* Begin Dataset excerpt *

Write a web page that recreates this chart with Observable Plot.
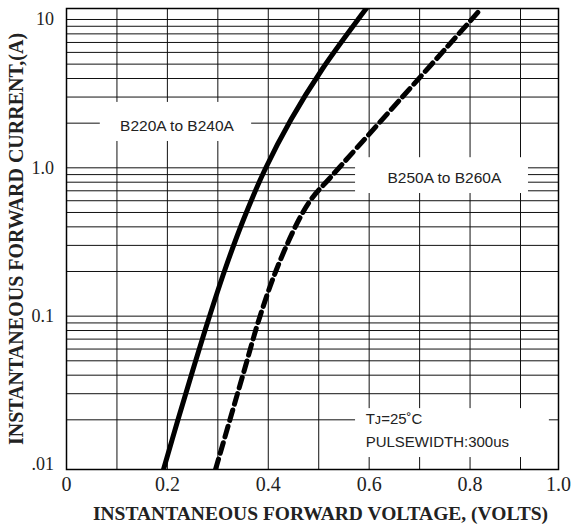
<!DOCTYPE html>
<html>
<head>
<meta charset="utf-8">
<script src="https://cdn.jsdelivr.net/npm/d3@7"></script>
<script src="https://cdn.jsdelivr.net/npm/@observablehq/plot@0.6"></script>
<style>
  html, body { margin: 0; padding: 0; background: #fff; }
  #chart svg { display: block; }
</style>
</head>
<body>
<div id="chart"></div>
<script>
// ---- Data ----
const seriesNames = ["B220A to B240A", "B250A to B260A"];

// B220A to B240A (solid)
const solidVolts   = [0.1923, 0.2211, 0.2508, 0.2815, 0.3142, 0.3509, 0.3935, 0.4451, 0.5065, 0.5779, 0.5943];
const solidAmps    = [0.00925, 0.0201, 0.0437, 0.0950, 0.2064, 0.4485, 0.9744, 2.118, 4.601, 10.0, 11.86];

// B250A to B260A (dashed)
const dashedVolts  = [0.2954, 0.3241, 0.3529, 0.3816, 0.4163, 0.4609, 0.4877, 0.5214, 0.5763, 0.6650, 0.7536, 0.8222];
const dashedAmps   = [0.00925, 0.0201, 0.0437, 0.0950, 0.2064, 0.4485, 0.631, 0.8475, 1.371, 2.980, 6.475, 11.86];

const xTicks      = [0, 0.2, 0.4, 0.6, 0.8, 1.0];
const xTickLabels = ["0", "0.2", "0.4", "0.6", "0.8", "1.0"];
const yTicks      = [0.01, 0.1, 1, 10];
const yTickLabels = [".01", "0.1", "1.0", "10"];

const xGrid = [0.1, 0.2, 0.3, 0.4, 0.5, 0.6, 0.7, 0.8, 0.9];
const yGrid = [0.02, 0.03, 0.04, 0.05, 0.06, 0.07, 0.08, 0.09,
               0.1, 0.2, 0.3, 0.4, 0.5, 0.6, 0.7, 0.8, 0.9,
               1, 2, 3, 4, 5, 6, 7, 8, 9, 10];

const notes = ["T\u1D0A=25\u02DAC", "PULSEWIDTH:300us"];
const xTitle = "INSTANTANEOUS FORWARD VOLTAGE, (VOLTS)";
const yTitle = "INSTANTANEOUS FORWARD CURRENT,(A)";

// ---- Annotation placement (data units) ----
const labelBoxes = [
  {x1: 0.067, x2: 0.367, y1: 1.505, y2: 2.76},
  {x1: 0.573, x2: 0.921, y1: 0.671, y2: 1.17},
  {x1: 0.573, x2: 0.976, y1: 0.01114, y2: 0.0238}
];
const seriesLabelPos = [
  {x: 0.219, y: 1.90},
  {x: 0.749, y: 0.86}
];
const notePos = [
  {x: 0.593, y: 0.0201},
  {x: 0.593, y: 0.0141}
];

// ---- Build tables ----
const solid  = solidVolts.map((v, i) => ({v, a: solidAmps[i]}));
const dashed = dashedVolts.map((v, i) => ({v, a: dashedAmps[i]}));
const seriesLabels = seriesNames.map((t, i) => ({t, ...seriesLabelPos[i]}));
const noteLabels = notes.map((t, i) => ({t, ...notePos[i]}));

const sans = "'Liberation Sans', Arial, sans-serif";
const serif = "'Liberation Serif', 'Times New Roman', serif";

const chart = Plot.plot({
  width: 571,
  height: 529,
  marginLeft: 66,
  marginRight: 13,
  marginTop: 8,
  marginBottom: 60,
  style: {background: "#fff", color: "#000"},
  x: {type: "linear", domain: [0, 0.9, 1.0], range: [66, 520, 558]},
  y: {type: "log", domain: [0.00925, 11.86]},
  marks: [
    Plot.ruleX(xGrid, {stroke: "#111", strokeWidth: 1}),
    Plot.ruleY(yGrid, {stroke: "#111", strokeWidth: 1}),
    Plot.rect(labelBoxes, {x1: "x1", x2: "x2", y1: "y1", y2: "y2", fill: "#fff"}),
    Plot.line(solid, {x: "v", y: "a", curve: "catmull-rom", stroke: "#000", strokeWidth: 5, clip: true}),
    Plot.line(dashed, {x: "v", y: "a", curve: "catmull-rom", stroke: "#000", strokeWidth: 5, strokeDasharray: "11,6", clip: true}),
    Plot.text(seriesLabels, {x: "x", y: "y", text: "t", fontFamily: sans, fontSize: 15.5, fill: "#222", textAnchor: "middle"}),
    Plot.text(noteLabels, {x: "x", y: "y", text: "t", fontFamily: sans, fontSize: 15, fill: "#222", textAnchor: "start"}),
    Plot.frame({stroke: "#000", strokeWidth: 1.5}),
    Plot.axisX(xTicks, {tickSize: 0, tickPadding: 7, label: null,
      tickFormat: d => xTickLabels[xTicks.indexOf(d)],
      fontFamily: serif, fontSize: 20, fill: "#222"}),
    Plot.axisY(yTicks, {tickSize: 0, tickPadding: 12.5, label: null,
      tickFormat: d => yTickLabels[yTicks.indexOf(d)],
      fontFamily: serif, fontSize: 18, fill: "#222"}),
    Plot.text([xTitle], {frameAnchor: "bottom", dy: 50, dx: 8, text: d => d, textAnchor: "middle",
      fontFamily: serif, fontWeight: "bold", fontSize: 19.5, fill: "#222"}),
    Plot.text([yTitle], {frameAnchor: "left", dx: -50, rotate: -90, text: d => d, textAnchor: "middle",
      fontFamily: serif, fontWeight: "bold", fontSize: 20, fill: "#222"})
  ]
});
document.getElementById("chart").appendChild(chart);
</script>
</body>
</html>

* End Dataset excerpt *

● **Exercise**
Give the data again exactly as written, with all pictures left out.

● **Complete output**
Write a web page that recreates this chart with Observable Plot.
<!DOCTYPE html>
<html>
<head>
<meta charset="utf-8">
<script src="https://cdn.jsdelivr.net/npm/d3@7"></script>
<script src="https://cdn.jsdelivr.net/npm/@observablehq/plot@0.6"></script>
<style>
  html, body { margin: 0; padding: 0; background: #fff; }
  #chart svg { display: block; }
</style>
</head>
<body>
<div id="chart"></div>
<script>
// ---- Data ----
const seriesNames = ["B220A to B240A", "B250A to B260A"];

// B220A to B240A (solid)
const solidVolts   = [0.1923, 0.2211, 0.2508, 0.2815, 0.3142, 0.3509, 0.3935, 0.4451, 0.5065, 0.5779, 0.5943];
const solidAmps    = [0.00925, 0.0201, 0.0437, 0.0950, 0.2064, 0.4485, 0.9744, 2.118, 4.601, 10.0, 11.86];

// B250A to B260A (dashed)
const dashedVolts  = [0.2954, 0.3241, 0.3529, 0.3816, 0.4163, 0.4609, 0.4877, 0.5214, 0.5763, 0.6650, 0.7536, 0.8222];
const dashedAmps   = [0.00925, 0.0201, 0.0437, 0.0950, 0.2064, 0.4485, 0.631, 0.8475, 1.371, 2.980, 6.475, 11.86];

const xTicks      = [0, 0.2, 0.4, 0.6, 0.8, 1.0];
const xTickLabels = ["0", "0.2", "0.4", "0.6", "0.8", "1.0"];
const yTicks      = [0.01, 0.1, 1, 10];
const yTickLabels = [".01", "0.1", "1.0", "10"];

const xGrid = [0.1, 0.2, 0.3, 0.4, 0.5, 0.6, 0.7, 0.8, 0.9];
const yGrid = [0.02, 0.03, 0.04, 0.05, 0.06, 0.07, 0.08, 0.09,
               0.1, 0.2, 0.3, 0.4, 0.5, 0.6, 0.7, 0.8, 0.9,
               1, 2, 3, 4, 5, 6, 7, 8, 9, 10];

const notes = ["T\u1D0A=25\u02DAC", "PULSEWIDTH:300us"];
const xTitle = "INSTANTANEOUS FORWARD VOLTAGE, (VOLTS)";
const yTitle = "INSTANTANEOUS FORWARD CURRENT,(A)";

// ---- Annotation placement (data units) ----
const labelBoxes = [
  {x1: 0.067, x2: 0.367, y1: 1.505, y2: 2.76},
  {x1: 0.573, x2: 0.921, y1: 0.671, y2: 1.17},
  {x1: 0.573, x2: 0.976, y1: 0.01114, y2: 0.0238}
];
const seriesLabelPos = [
  {x: 0.219, y: 1.90},
  {x: 0.749, y: 0.86}
];
const notePos = [
  {x: 0.593, y: 0.0201},
  {x: 0.593, y: 0.0141}
];

// ---- Build tables ----
const solid  = solidVolts.map((v, i) => ({v, a: solidAmps[i]}));
const dashed = dashedVolts.map((v, i) => ({v, a: dashedAmps[i]}));
const seriesLabels = seriesNames.map((t, i) => ({t, ...seriesLabelPos[i]}));
const noteLabels = notes.map((t, i) => ({t, ...notePos[i]}));

const sans = "'Liberation Sans', Arial, sans-serif";
const serif = "'Liberation Serif', 'Times New Roman', serif";

const chart = Plot.plot({
  width: 571,
  height: 529,
  marginLeft: 66,
  marginRight: 13,
  marginTop: 8,
  marginBottom: 60,
  style: {background: "#fff", color: "#000"},
  x: {type: "linear", domain: [0, 0.9, 1.0], range: [66, 520, 558]},
  y: {type: "log", domain: [0.00925, 11.86]},
  marks: [
    Plot.ruleX(xGrid, {stroke: "#111", strokeWidth: 1}),
    Plot.ruleY(yGrid, {stroke: "#111", strokeWidth: 1}),
    Plot.rect(labelBoxes, {x1: "x1", x2: "x2", y1: "y1", y2: "y2", fill: "#fff"}),
    Plot.line(solid, {x: "v", y: "a", curve: "catmull-rom", stroke: "#000", strokeWidth: 5, clip: true}),
    Plot.line(dashed, {x: "v", y: "a", curve: "catmull-rom", stroke: "#000", strokeWidth: 5, strokeDasharray: "11,6", clip: true}),
    Plot.text(seriesLabels, {x: "x", y: "y", text: "t", fontFamily: sans, fontSize: 15.5, fill: "#222", textAnchor: "middle"}),
    Plot.text(noteLabels, {x: "x", y: "y", text: "t", fontFamily: sans, fontSize: 15, fill: "#222", textAnchor: "start"}),
    Plot.frame({stroke: "#000", strokeWidth: 1.5}),
    Plot.axisX(xTicks, {tickSize: 0, tickPadding: 7, label: null,
      tickFormat: d => xTickLabels[xTicks.indexOf(d)],
      fontFamily: serif, fontSize: 20, fill: "#222"}),
    Plot.axisY(yTicks, {tickSize: 0, tickPadding: 12.5, label: null,
      tickFormat: d => yTickLabels[yTicks.indexOf(d)],
      fontFamily: serif, fontSize: 18, fill: "#222"}),
    Plot.text([xTitle], {frameAnchor: "bottom", dy: 50, dx: 8, text: d => d, textAnchor: "middle",
      fontFamily: serif, fontWeight: "bold", fontSize: 19.5, fill: "#222"}),
    Plot.text([yTitle], {frameAnchor: "left", dx: -50, rotate: -90, text: d => d, textAnchor: "middle",
      fontFamily: serif, fontWeight: "bold", fontSize: 20, fill: "#222"})
  ]
});
document.getElementById("chart").appendChild(chart);
</script>
</body>
</html>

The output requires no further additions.